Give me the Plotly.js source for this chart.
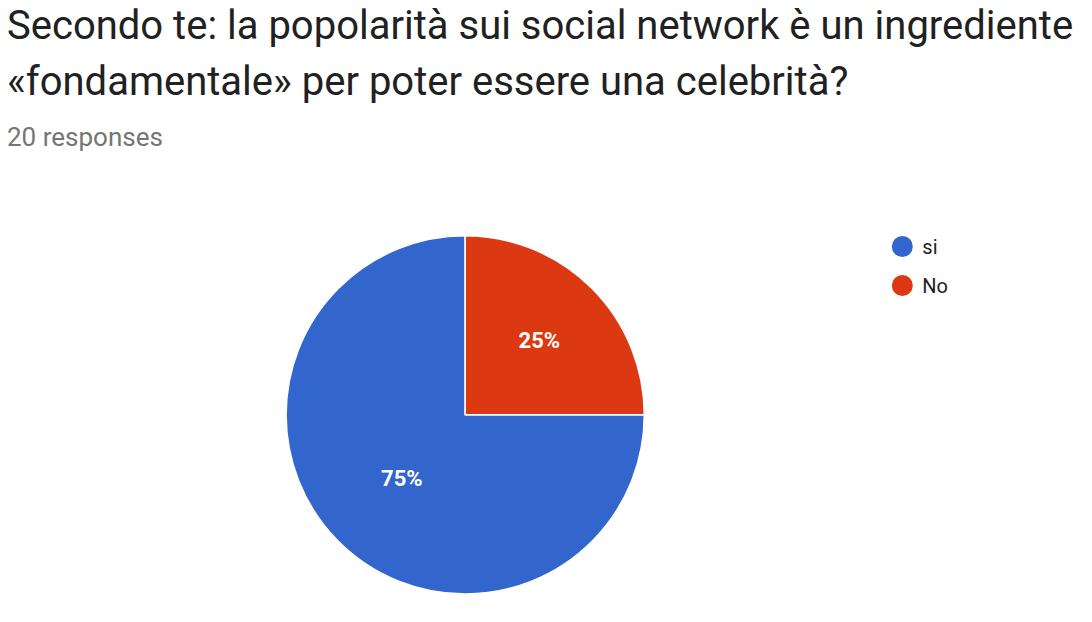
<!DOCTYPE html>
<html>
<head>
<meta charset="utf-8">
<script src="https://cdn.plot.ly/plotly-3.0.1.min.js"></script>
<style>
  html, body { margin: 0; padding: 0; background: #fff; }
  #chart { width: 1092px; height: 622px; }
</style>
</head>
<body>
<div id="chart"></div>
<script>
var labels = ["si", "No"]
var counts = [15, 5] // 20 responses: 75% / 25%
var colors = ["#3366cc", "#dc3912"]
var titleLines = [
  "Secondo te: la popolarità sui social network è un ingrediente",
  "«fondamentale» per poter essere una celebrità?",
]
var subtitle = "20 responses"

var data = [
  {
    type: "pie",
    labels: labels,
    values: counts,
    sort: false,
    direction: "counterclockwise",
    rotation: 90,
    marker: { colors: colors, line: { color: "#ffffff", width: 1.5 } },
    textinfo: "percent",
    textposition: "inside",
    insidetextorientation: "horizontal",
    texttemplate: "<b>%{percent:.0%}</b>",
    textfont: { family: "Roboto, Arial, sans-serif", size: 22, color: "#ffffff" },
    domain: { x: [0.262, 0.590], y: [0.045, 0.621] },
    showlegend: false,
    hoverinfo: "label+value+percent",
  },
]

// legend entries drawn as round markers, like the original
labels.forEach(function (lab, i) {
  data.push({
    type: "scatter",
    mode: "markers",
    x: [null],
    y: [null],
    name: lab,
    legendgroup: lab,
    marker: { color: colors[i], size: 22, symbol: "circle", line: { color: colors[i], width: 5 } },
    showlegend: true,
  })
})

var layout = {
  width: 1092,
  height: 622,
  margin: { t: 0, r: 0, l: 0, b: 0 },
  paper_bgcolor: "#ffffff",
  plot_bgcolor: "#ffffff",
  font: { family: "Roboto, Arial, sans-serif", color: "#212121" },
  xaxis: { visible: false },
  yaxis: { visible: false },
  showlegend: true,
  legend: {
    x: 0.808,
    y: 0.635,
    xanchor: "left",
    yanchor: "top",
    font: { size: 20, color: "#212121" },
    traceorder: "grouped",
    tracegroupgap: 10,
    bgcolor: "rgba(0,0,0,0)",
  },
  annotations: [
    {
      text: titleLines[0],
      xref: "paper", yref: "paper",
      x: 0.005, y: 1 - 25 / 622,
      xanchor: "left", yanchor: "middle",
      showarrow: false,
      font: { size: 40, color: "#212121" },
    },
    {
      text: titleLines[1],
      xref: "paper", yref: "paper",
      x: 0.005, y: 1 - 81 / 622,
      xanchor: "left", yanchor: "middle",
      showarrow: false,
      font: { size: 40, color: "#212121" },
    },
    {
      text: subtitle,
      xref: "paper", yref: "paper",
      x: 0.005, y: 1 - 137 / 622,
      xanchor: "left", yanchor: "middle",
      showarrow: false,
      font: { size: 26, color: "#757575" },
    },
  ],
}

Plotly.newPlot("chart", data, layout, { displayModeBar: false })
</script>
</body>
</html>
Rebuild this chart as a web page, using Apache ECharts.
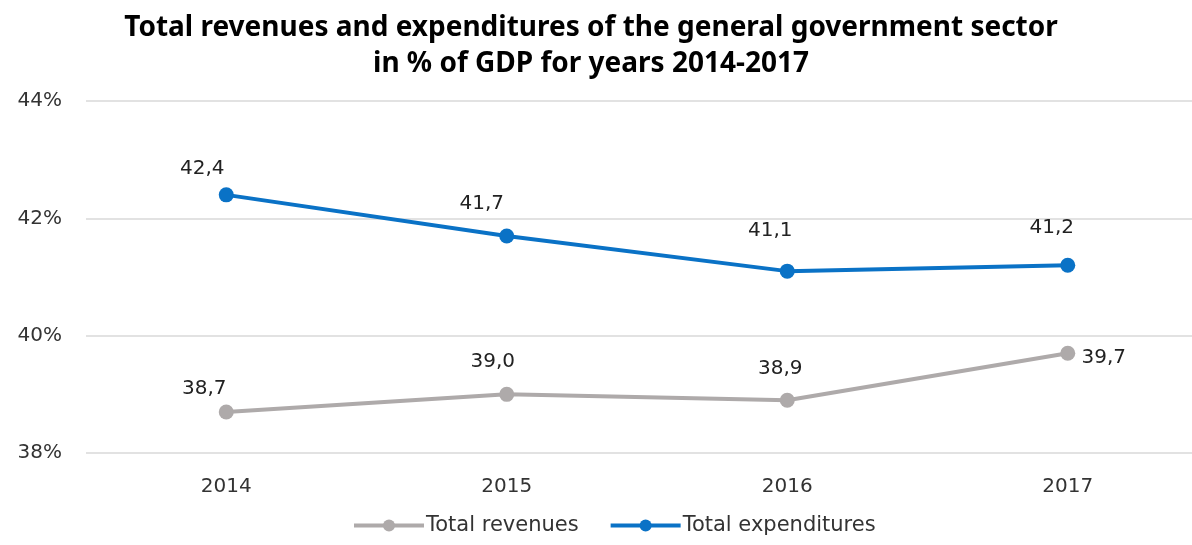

» **WORK REQUIRED**
Print the complete listing exactly as it stands, without its pictures.

» **OUTPUT FOR THIS TASK**
Give me the Plotly.js source for this chart.
<!DOCTYPE html>
<html>
<head>
<meta charset="utf-8">
<script src="https://cdn.plot.ly/plotly-3.0.1.min.js"></script>
<style>
  html, body { margin: 0; padding: 0; background: #fff; }
  #chart { width: 1092px; height: 622px; }
</style>
</head>
<body>
<div id="chart"></div>
<script>
var labels = ["si", "No"]
var counts = [15, 5] // 20 responses: 75% / 25%
var colors = ["#3366cc", "#dc3912"]
var titleLines = [
  "Secondo te: la popolarità sui social network è un ingrediente",
  "«fondamentale» per poter essere una celebrità?",
]
var subtitle = "20 responses"

var data = [
  {
    type: "pie",
    labels: labels,
    values: counts,
    sort: false,
    direction: "counterclockwise",
    rotation: 90,
    marker: { colors: colors, line: { color: "#ffffff", width: 1.5 } },
    textinfo: "percent",
    textposition: "inside",
    insidetextorientation: "horizontal",
    texttemplate: "<b>%{percent:.0%}</b>",
    textfont: { family: "Roboto, Arial, sans-serif", size: 22, color: "#ffffff" },
    domain: { x: [0.262, 0.590], y: [0.045, 0.621] },
    showlegend: false,
    hoverinfo: "label+value+percent",
  },
]

// legend entries drawn as round markers, like the original
labels.forEach(function (lab, i) {
  data.push({
    type: "scatter",
    mode: "markers",
    x: [null],
    y: [null],
    name: lab,
    legendgroup: lab,
    marker: { color: colors[i], size: 22, symbol: "circle", line: { color: colors[i], width: 5 } },
    showlegend: true,
  })
})

var layout = {
  width: 1092,
  height: 622,
  margin: { t: 0, r: 0, l: 0, b: 0 },
  paper_bgcolor: "#ffffff",
  plot_bgcolor: "#ffffff",
  font: { family: "Roboto, Arial, sans-serif", color: "#212121" },
  xaxis: { visible: false },
  yaxis: { visible: false },
  showlegend: true,
  legend: {
    x: 0.808,
    y: 0.635,
    xanchor: "left",
    yanchor: "top",
    font: { size: 20, color: "#212121" },
    traceorder: "grouped",
    tracegroupgap: 10,
    bgcolor: "rgba(0,0,0,0)",
  },
  annotations: [
    {
      text: titleLines[0],
      xref: "paper", yref: "paper",
      x: 0.005, y: 1 - 25 / 622,
      xanchor: "left", yanchor: "middle",
      showarrow: false,
      font: { size: 40, color: "#212121" },
    },
    {
      text: titleLines[1],
      xref: "paper", yref: "paper",
      x: 0.005, y: 1 - 81 / 622,
      xanchor: "left", yanchor: "middle",
      showarrow: false,
      font: { size: 40, color: "#212121" },
    },
    {
      text: subtitle,
      xref: "paper", yref: "paper",
      x: 0.005, y: 1 - 137 / 622,
      xanchor: "left", yanchor: "middle",
      showarrow: false,
      font: { size: 26, color: "#757575" },
    },
  ],
}

Plotly.newPlot("chart", data, layout, { displayModeBar: false })
</script>
</body>
</html>
Rebuild this chart as a web page, using Apache ECharts.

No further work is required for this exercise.